OBJECTIVE:
Only the lines from the start of the data through the line with "import plotly.graph_objects as go" belong in the copy. Restate them word for word, minus the pictures.

*** SUPPLIED MATERIAL ***

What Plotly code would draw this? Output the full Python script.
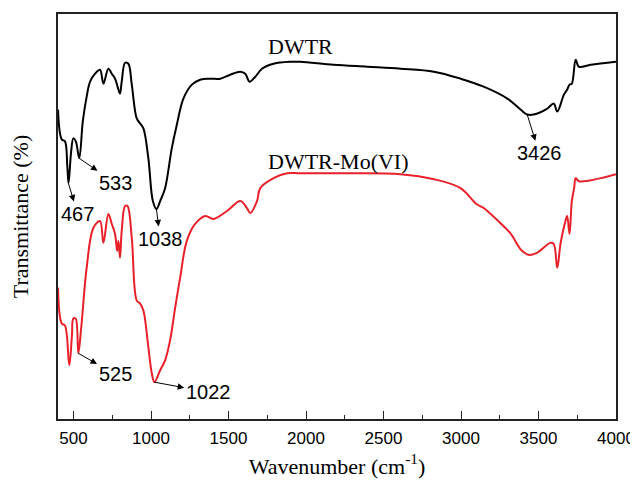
import plotly.graph_objects as go

# DWTR (black) spectrum: wavenumber (cm-1) and transmittance (arbitrary units)
dwtr_wn = [400, 424, 445, 460, 468, 485, 499, 515, 537, 560, 585, 607, 639, 671, 693, 725, 747, 768, 790, 800,
           811, 833, 854, 876, 908, 930, 951, 983, 1012, 1035, 1059, 1091, 1134, 1167, 1209, 1264, 1317, 1382,
           1447, 1511, 1576, 1608, 1636, 1673, 1716, 1791, 1899, 1963, 2177, 2394, 2609, 2825, 2997, 3146, 3299,
           3384, 3427, 3469, 3557, 3598, 3621, 3664, 3685, 3700, 3715, 3740, 3761, 3837, 4000]
dwtr_t = [311, 281, 279, 254, 237, 269, 282, 279, 262, 299, 324, 339, 347, 351, 337, 352, 347, 342, 331, 327,
          339, 358, 357, 336, 302, 297, 292, 262, 219, 211, 219, 232, 272, 296, 322, 336, 341, 342,
          342, 346, 349, 347, 339, 344, 352, 357, 359, 359, 356, 354, 352, 349, 342, 334, 322,
          311, 306, 306, 312, 317, 309, 326, 331, 336, 337, 361, 354, 356, 359]

# DWTR-Mo(VI) (red) spectrum
mo_wn = [400, 424, 445, 473, 490, 499, 514, 531, 550, 585, 628, 671, 693, 725, 747, 768, 782, 790, 800, 811,
         833, 848, 876, 908, 930, 951, 983, 1005, 1022, 1059, 1091, 1123, 1156, 1188, 1231, 1285, 1350, 1403,
         1490, 1576, 1619, 1640, 1684, 1705, 1791, 1878, 1963, 2286, 2609, 2825, 2997, 3100, 3146, 3253, 3317,
         3393, 3436, 3490, 3576, 3598, 3621, 3642, 3674, 3685, 3700, 3715, 3730, 3740, 3761, 4000]
mo_t = [132, 96, 94, 54, 84, 101, 101, 66, 92, 152, 192, 199, 177, 206, 196, 186, 169, 179, 162, 189,
        214, 214, 182, 119, 116, 109, 72, 46, 37, 49, 59, 79, 112, 142, 179, 196, 204, 201,
        209, 219, 212, 207, 219, 232, 242, 247, 247, 247, 246, 241, 232, 216, 212, 197, 187,
        169, 165, 167, 177, 176, 152, 176, 199, 204, 186, 219, 232, 242, 239, 246]

x_ticks = [500, 1000, 1500, 2000, 2500, 3000, 3500, 4000]
x_minor_ticks = [750, 1250, 1750, 2250, 2750, 3250, 3750]

# peak annotations: label, curve point (arrow tail), label centre (arrow head end)
peak_labels = ["467", "533", "1038", "3426", "525", "1022"]
peak_tail_x = [467, 537, 1035, 3427, 531, 1022]
peak_tail_y = [237, 262, 211, 306, 66, 37]
peak_text_x = [527, 771, 1059, 3505, 768, 1369]
peak_text_y = [206, 237, 181, 267, 45, 27]

series_names = ["DWTR", "DWTR-Mo(VI)"]
series_label_x = [1963, 2212]
series_label_y = [374, 259]

fig = go.Figure()
fig.add_trace(go.Scatter(x=dwtr_wn, y=dwtr_t, mode="lines", name="DWTR",
                         line=dict(color="black", width=2), line_shape="spline"))
fig.add_trace(go.Scatter(x=mo_wn, y=mo_t, mode="lines", name="DWTR-Mo(VI)",
                         line=dict(color="#e8202a", width=2), line_shape="spline"))

for lab, tx, ty, lx, ly in zip(peak_labels, peak_tail_x, peak_tail_y, peak_text_x, peak_text_y):
    fig.add_annotation(x=tx, y=ty, ax=lx, ay=ly, xref="x", yref="y", axref="x", ayref="y",
                       text=lab, showarrow=True, arrowside="start", startarrowhead=2,
                       startarrowsize=1.3, arrowwidth=1, arrowcolor="black", standoff=0, startstandoff=0,
                       font=dict(family="Liberation Sans, Arial", size=20, color="black"))

for name, lx, ly in zip(series_names, series_label_x, series_label_y):
    fig.add_annotation(x=lx, y=ly, text=name, showarrow=False,
                       font=dict(family="Liberation Serif, Times New Roman", size=22, color="black"))

# the page body has an 8px default margin; margins compensate so the plot box
# lands where it is in the reference
fig.update_layout(
    width=638, height=482,
    margin=dict(l=50, r=30, t=4, b=71),
    paper_bgcolor="white", plot_bgcolor="white",
    showlegend=False,
    xaxis=dict(range=[400, 4000], tickvals=x_ticks, ticks="inside", ticklen=8, tickwidth=1.2,
               tickcolor="#222", showgrid=False, zeroline=False, ticklabelstandoff=3,
               showline=True, linecolor="#222", linewidth=1.5, mirror=True,
               minor=dict(tickvals=x_minor_ticks, ticks="inside",
                          ticklen=4, tickcolor="#222", tickwidth=1.2),
               tickfont=dict(family="Liberation Sans, Arial", size=17, color="black"),
               title=dict(text="Wavenumber (cm<sup>-1</sup>)", standoff=11,
                          font=dict(family="Liberation Serif, Times New Roman", size=22, color="black"))),
    yaxis=dict(range=[0, 407], showticklabels=False, ticks="", showgrid=False, zeroline=False,
               showline=True, linecolor="#222", linewidth=1.5, mirror=True,
               title=dict(text="Transmittance (%)", standoff=28,
                          font=dict(family="Liberation Serif, Times New Roman", size=22, color="black"))),
)

fig.write_html("out.html")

***

CORRECT RESPONSE:
What Plotly code would draw this? Output the full Python script.
import plotly.graph_objects as go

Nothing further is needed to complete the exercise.